Las consecuencias del consumo son palpables. A finales de 2015, en Juradó, dos jóvenes entraron a la finca de un hombre que recogía fruta para vender al otro día y según los testigos, bajo efectos de la coca, lo asesinaron. En Tumaco, contó Uberley Ramírez, “hay un aumento en los accidentes de tránsito porque los jóvenes, en medio de su traba, salen en su moto a toda velocidad”. Los habitantes de Santander de Quilichao ahora cierran con candado sus ventanas en la noche. En Toribío, varios estudiantes han sido expulsados de la escuela por venderles cripy a sus compañeros.

El comunero de este municipio, Sigifredo Paví, espera que las medias que se implementen para frenar esta situación lleguen a tiempo, pues cree que el problema aún puede detenerse. Sin embargo, es consciente de que se trata de una bomba de tiempo que, en cualquier momento, puede estallar.

La estrategia para frenar el consumo de drogas

En menos de diez años, la cantidad de personas que han consumido o consumen sustancias ilícitas se triplicó en Colombia: de un 1,6% de población consumidora en 1996, el país pasó a un 3,6% en 2013, de los cuales, 484.109 son adictos. Por esto, el Gobierno presentó en 2014 el Plan Nacional de Promoción de la Salud, Prevención y Atención del Consumo de Sustancias Psicoactivas.

El plan se articula con la política para la reducción del consumo de sustancias psicoactivas y su impacto, que cuenta con diversas estrategias para prevenir y reducir el consumo. Según el Ministerio de Justicia, “nunca antes en la historia nacional se contó con un plan como este”.

La estrategia cuenta con cinco componentes y pretende que el 100% de los municipios y departamentos del país desarrollen planes territoriales de reducción del consumo para 2021. Además, busca subir la edad del primer consumo de alcohol a los 14 años pues hoy está en los 13.

Menores de 13 años también consumen drogas

La Encuesta Nacional de Salud Mental de 2014 reveló que el 3,1% de los niños colombianos, entre los 11 y los 12 años de edad, han consumido alguna sustancia ilícita.

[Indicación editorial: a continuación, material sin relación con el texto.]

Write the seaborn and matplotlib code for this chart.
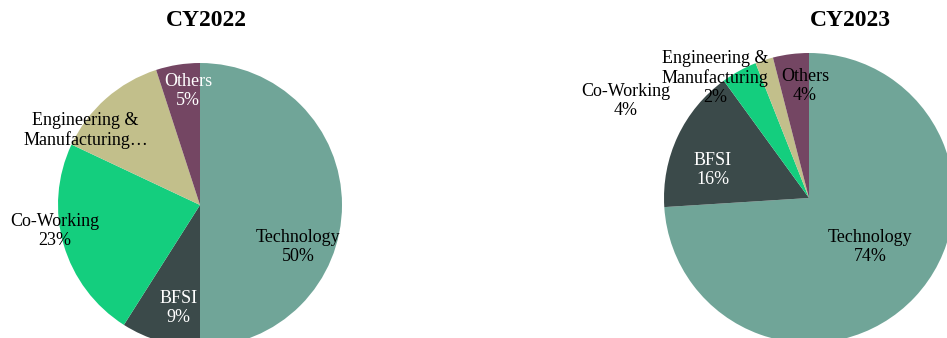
import numpy as np
import matplotlib
matplotlib.use("Agg")
import matplotlib.pyplot as plt
import seaborn as sns

# Data
sectors = ["Technology", "BFSI", "Co-Working", "Engineering &\nManufacturing", "Others"]
share_2022 = [50, 9, 23, 13, 5]
share_2023 = [74, 16, 4, 2, 4]
labels_2022 = ["Technology\n50%", "BFSI\n9%", "Co-Working\n23%", "Engineering &\nManufacturing…", "Others\n5%"]
labels_2023 = ["Technology\n74%", "BFSI\n16%", "Co-Working\n4%", "Engineering &\nManufacturing\n2%", "Others\n4%"]
titles = ["CY2022", "CY2023"]

sns.set_style("white")
plt.rcParams["font.family"] = ["Liberation Serif", "DejaVu Serif"]

colors = sns.color_palette(["#70a598", "#3b4a4a", "#14ce7e", "#c2bf8b", "#744663"])

# Label placement (angle in degrees, distance in radii) and text colour
place_2022 = [(-23, 0.75), (-102, 0.74), (190, 1.04), (147, 0.96), (96, 0.81)]
place_2023 = [(-39, 0.54), (164, 0.69), (152, 1.43), (128, 1.05), (92, 0.77)]
tcol_2022 = ["black", "white", "black", "black", "white"]
tcol_2023 = ["black", "white", "black", "black", "black"]

fig = plt.figure(figsize=(9.47, 3.38), dpi=100)
ax = fig.add_axes([0, 0, 1, 1])

pies = [
    (share_2022, labels_2022, place_2022, tcol_2022, (200, 133), 142, (206, 318)),
    (share_2023, labels_2023, place_2023, tcol_2023, (809, 140), 145, (850, 318)),
]

for (vals, labs, place, tcol, center, radius, tpos), title in zip(pies, titles):
    ax.pie(vals, colors=colors, startangle=90, counterclock=False,
           center=center, radius=radius,
           wedgeprops=dict(linewidth=0))
    for lab, (ang, dist), c in zip(labs, place, tcol):
        a = np.deg2rad(ang)
        x = center[0] + dist * radius * np.cos(a)
        y = center[1] + dist * radius * np.sin(a)
        ax.text(x, y, lab, ha="center", va="center",
                fontsize=13, color=c, linespacing=1.15)
    ax.text(tpos[0], tpos[1], title, ha="center", va="center",
            fontsize=17, fontweight="bold", color="black")

ax.set_xlim(0, 947)
ax.set_ylim(0, 338)
ax.set_aspect("auto")
ax.axis("off")

fig.savefig("out.png", dpi=100, facecolor="white")
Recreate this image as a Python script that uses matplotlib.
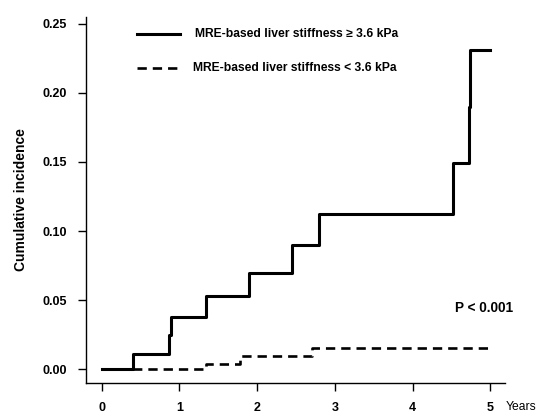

De éstas, la sustancia ilegal que más consumieron los menores fueron los pegantes o solventes (1,3%), seguido por la marihuana (1,2%). Lo que menos usaron fueron tranquilizantes (0,1%).

El documento, realizado por el Ministerio de Salud, demostró que la entrada a las drogas ilegales no necesariamente es gradual. Las sustancias que primero estarían consumiendo los niños son los pegantes y solventes, a los 12,2 años de edad. Luego seguirían con el ‘dick’ y el bazuco, iniciando los 13. Más tarde probarían la marihuana (13,65) y, finalmente, la cocaína a los 14.